Per la seconda volta in stagione, dopo il traguardo, Schumi si scioglie, piange, parla in radio con la voce strozzata dall’emozione, ringrazia i suoi uomini uno ad uno e poi diventa romantico, quando manda un bacio alla sua Corinna, che lo ha supportato in ogni momento. Ai box il primo ad aspettare Michael è Mika Hakkinen, proprio colui che dovrebbe essere triste per il mondiale perso, è tra i primi a complimentarsi con l’amico-rivale. Sul podio è Todt a lasciarsi prendere dall’emozione, insieme al pilota che lo ha sempre difeso, con il quale collabora e lotta da 4 anni e con il quale ha raggiunto, finalmente, l’obiettivo vittoria. Alla festa però partecipano anche i due piloti McLaren, mai scorretti, sempre onesti con Schumacher in nome del rispetto che vige tra i piloti, che spesso sono rivali solo in pista, ma che fuori sono più che colleghi. Da quel momento Schumacher e la Ferrari diventano imbattibili, basteranno record su record, vittorie dopo vittorie, fino o al 2004, quando Schumacher vincerà il 7° e ultimo mondiale. Lui continuerà a lottare come un ragazzino fino al 2006, quando sfiorerà l’8° titolo.

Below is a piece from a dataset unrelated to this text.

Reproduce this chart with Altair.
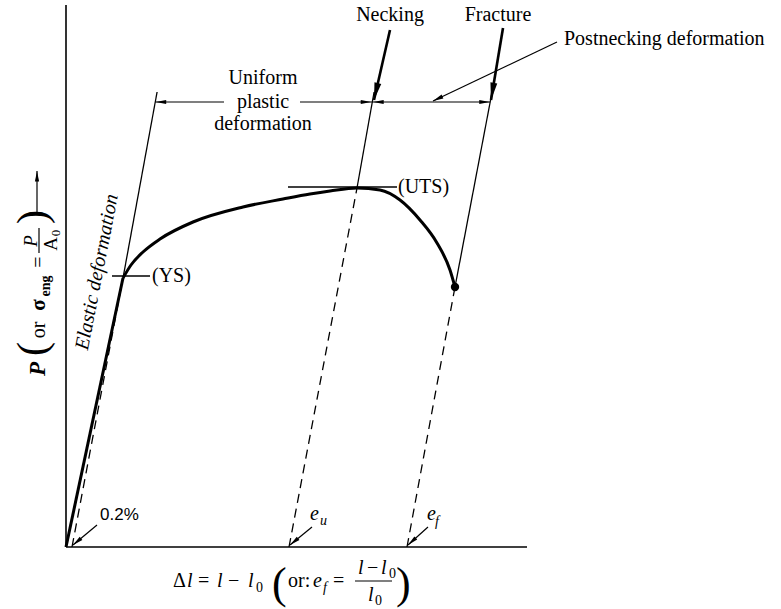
import math
import altair as alt
import pandas as pd

# ---------------------------------------------------------------------------
# Engineering load–elongation diagram, in diagram units
# (u: elongation to the right, v: load upward, origin where the axes meet)
# ---------------------------------------------------------------------------
elastic_u = [0, 57]
elastic_v = [0, 269]

curve_u = [57, 65, 77, 94, 127, 177, 217, 244, 264, 291, 314, 334, 354, 371, 384, 389]
curve_v = [269, 282, 295, 308, 325, 340, 348, 353, 356, 359, 357, 347, 327, 304, 277, 260]

# characteristic points: yield (YS), ultimate tensile strength (UTS), fracture
point_names = ["YS", "UTS", "Fracture"]
point_u = [57, 291, 389]
point_v = [269, 359, 260]

# permanent elongations read at zero load: 0.2 % offset, e_u, e_f
offset_names = ["0.2%", "e_u", "e_f"]
offset_u = [6, 223, 341]
unload_slope = 0.187          # elongation per unit load along elastic unloading lines

axis_top = 542
axis_right = 461
line_top = 455
bracket_v = 445

X = alt.X("u:Q", scale=alt.Scale(domain=[-66, 715], nice=False, zero=False), axis=None)
Y = alt.Y("v:Q", scale=alt.Scale(domain=[-62, 547], nice=False, zero=False), axis=None)


def unload_u(i, v):
    return offset_u[i] + unload_slope * v


def polyline_df(segs):
    rows = []
    for name, pts in segs.items():
        for k, (u, v) in enumerate(pts):
            rows.append({"seg": name, "u": u, "v": v, "ord": k})
    return pd.DataFrame(rows)


def lines(segs, width, dash=None, interp="linear"):
    kw = dict(color="black", strokeWidth=width, interpolate=interp, strokeCap="butt")
    if dash:
        kw["strokeDash"] = dash
    return alt.Chart(polyline_df(segs)).mark_line(**kw).encode(
        x=X, y=Y, detail="seg:N", order="ord:Q"
    )


HEAD = "M0,0L0.4,2L-0.4,2Z"


def heads(arrows, size):
    rows = []
    for su, sv, tu, tv in arrows:
        ang = math.degrees(math.atan2(tu - su, tv - sv)) % 360
        rows.append({"u": tu, "v": tv, "ang": ang})
    return alt.Chart(pd.DataFrame(rows)).mark_point(
        shape=HEAD, filled=True, color="black", opacity=1, size=size, strokeWidth=0
    ).encode(x=X, y=Y, angle=alt.Angle("ang:Q", scale=None))


def texts(rows, font="Liberation Serif", style="normal", weight="normal",
          align="left", baseline="alphabetic"):
    df = pd.DataFrame(rows, columns=["label", "u", "v", "size", "angle"])
    return alt.Chart(df).mark_text(
        font=font, fontStyle=style, fontWeight=weight, align=align,
        baseline=baseline, color="black"
    ).encode(
        x=X, y=Y, text="label:N",
        size=alt.Size("size:Q", scale=None),
        angle=alt.Angle("angle:Q", scale=None),
    )


# axes of the diagram
axes = lines({"yaxis": [(0, 0), (0, axis_top)], "xaxis": [(0, 0), (axis_right, 0)]}, 1.6)

# load–elongation curve
elastic = lines({"elastic": list(zip(elastic_u, elastic_v))}, 3)
plastic = lines({"plastic": list(zip(curve_u, curve_v))}, 3, interp="monotone")
fracture_dot = alt.Chart(
    pd.DataFrame({"u": [point_u[2]], "v": [point_v[2]]})
).mark_point(filled=True, color="black", opacity=1, size=70).encode(x=X, y=Y)

# elastic unloading lines: dashed below each characteristic point, solid above
dashed = lines(
    {offset_names[i]: [(offset_u[i], 0), (point_u[i], point_v[i])] for i in range(3)},
    1.3, dash=[9, 6],
)
solid = lines(
    {offset_names[i]: [(point_u[i], point_v[i]), (unload_u(i, line_top), line_top)] for i in range(3)},
    1.3,
)

# short level marks at YS and UTS
level_marks = lines(
    {"ys": [(46, point_v[0] + 2), (84, point_v[0] + 2)],
     "uts": [(222, point_v[1] + 1), (331, point_v[1] + 1)]},
    1.5,
)

# dimension brackets for uniform and post-necking deformation
b_left = unload_u(0, bracket_v)
b_mid = unload_u(1, bracket_v)
b_right = unload_u(2, bracket_v)
brackets = lines(
    {"uni_l": [(b_left, bracket_v), (158, bracket_v)],
     "uni_r": [(234, bracket_v), (b_mid, bracket_v)],
     "post": [(b_mid, bracket_v), (b_right, bracket_v)]},
    1.2,
)
bracket_heads = [
    (b_left + 20, bracket_v, b_left + 0.5, bracket_v),
    (b_mid - 20, bracket_v, b_mid - 1, bracket_v),
    (b_mid + 20, bracket_v, b_mid + 1, bracket_v),
    (b_right - 20, bracket_v, b_right - 0.5, bracket_v),
]

# labelled leader arrows (start u, start v, tip u, tip v)
bold_leaders = [(324, 517, 308, 447), (437, 519, 425, 447)]
thin_leaders = [
    (491, 505, 367, 446),   # post-necking deformation
    (31, 22, 7, 2),         # 0.2 %
    (246, 20, 224, 2),      # e_u
    (362, 20, 342, 2),      # e_f
    (-29, 335, -29, 376),   # load axis arrow
]


def shafts(arrows, width, name):
    return lines({f"{name}{k}": [(a[0], a[1]), (a[2], a[3])] for k, a in enumerate(arrows)}, width)


leader_bold = shafts(bold_leaders, 2.6, "b")
leader_thin = shafts(thin_leaders, 1.2, "t")
heads_bold = heads(bold_leaders, 300)
heads_thin = heads(thin_leaders + bracket_heads, 110)

# fraction bars of the axis titles
frac_bars = lines({"xfrac": [(289, -34), (326, -34)], "yfrac": [(-27, 294), (-27, 319)]}, 1.2)

# labels
labels_center = texts(
    [("Uniform", 197, 469, 20, 0), ("plastic", 197, 445, 20, 0),
     ("deformation", 197, 423, 20, 0), ("Necking", 324, 532, 20, 0),
     ("Fracture", 432, 532, 20, 0)],
    align="center", baseline="middle",
)
labels_left = texts(
    [("(YS)", 86, 271, 20, 0), ("(UTS)", 332, 360, 20, 0),
     ("Postnecking deformation", 498, 508, 20, 0)],
    baseline="middle",
)
label_elastic = texts(
    [("Elastic deformation", 31, 275, 20, 281)],
    style="italic", align="center", baseline="middle",
)
label_offset = texts([("0.2%", 34, 32, 17, 0)], font="Liberation Sans", baseline="middle")

# elongation-axis title:  Δl = l − l0 (or: e_f = (l − l0)/l0)
x_roman = texts(
    [("Δ", 107, -40, 20, 0), ("=", 132, -40, 20, 0), ("−", 162, -40, 20, 0),
     ("(", 206, -51, 44, 0), ("or:", 222, -40, 20, 0), ("=", 267, -40, 20, 0),
     ("−", 301, -27, 20, 0), (")", 330, -51, 44, 0),
     ("0", 190, -45, 14, 0), ("0", 323, -31, 14, 0), ("0", 309, -58, 14, 0)]
)
x_italic = texts(
    [("l", 121, -40, 20, 0), ("l", 151, -40, 20, 0), ("l", 182, -40, 20, 0),
     ("e", 247, -40, 20, 0), ("f", 257, -45, 14, 0),
     ("l", 292, -27, 20, 0), ("l", 315, -27, 20, 0), ("l", 302, -54, 20, 0),
     ("e", 244, 27, 20, 0), ("u", 254, 22, 14, 0),
     ("e", 361, 27, 20, 0), ("f", 369, 21, 14, 0)],
    style="italic",
)

# load-axis title:  P (or σ_eng = P/A0) →
y_bold_italic = texts([("P", -21, 178, 23, 270)], style="italic", weight="bold", align="center")
y_bold = texts([("σ", -21, 242, 21, 270), ("eng", -16, 261, 14, 270)], weight="bold", align="center")
y_roman = texts(
    [("(", -20, 198, 42, 270), ("or", -21, 217, 20, 270), ("=", -21, 285, 20, 270),
     ("A", -9, 303, 19, 270), ("0", -6, 314, 13, 270), (")", -20, 330, 42, 270)],
    align="center",
)
y_italic = texts([("P", -29, 306, 19, 270)], style="italic", align="center")

chart = alt.layer(
    axes, dashed, solid, level_marks, brackets, elastic, plastic, fracture_dot,
    leader_bold, leader_thin, heads_bold, heads_thin, frac_bars,
    labels_center, labels_left, label_elastic, label_offset,
    x_roman, x_italic, y_bold_italic, y_bold, y_roman, y_italic,
).properties(
    width=781, height=609, autosize=alt.AutoSizeParams(type="none"), padding=0,
    background="white",
).configure_view(stroke=None)

chart.save("out.html", embed_options={"renderer": "svg", "actions": False})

A 16 anni di distanza sarebbe bello vedere l’uomo che ha reso grande la Ferrari nel nuovo millennio al muretto, ad incitare Sebastian Vettel, suo erede, o a supportare il figlio Mick, che nonostante tutto si sta facendo le ossa nella F4 italiana e tedesca, con ottimi risultati. Invece di Michael non si sa nulla, se non che è a casa sua, su una sedia a rotelle e che non può camminare, nemmeno se aiutato. Una situazione che fa soffrire tutti, dai tifosi ai rivali in pista, primo su tutti proprio Hakkinen, passando per Todt, Brawn, Montezemolo e Weber, protagonisti della grande storia del mito Schumacher.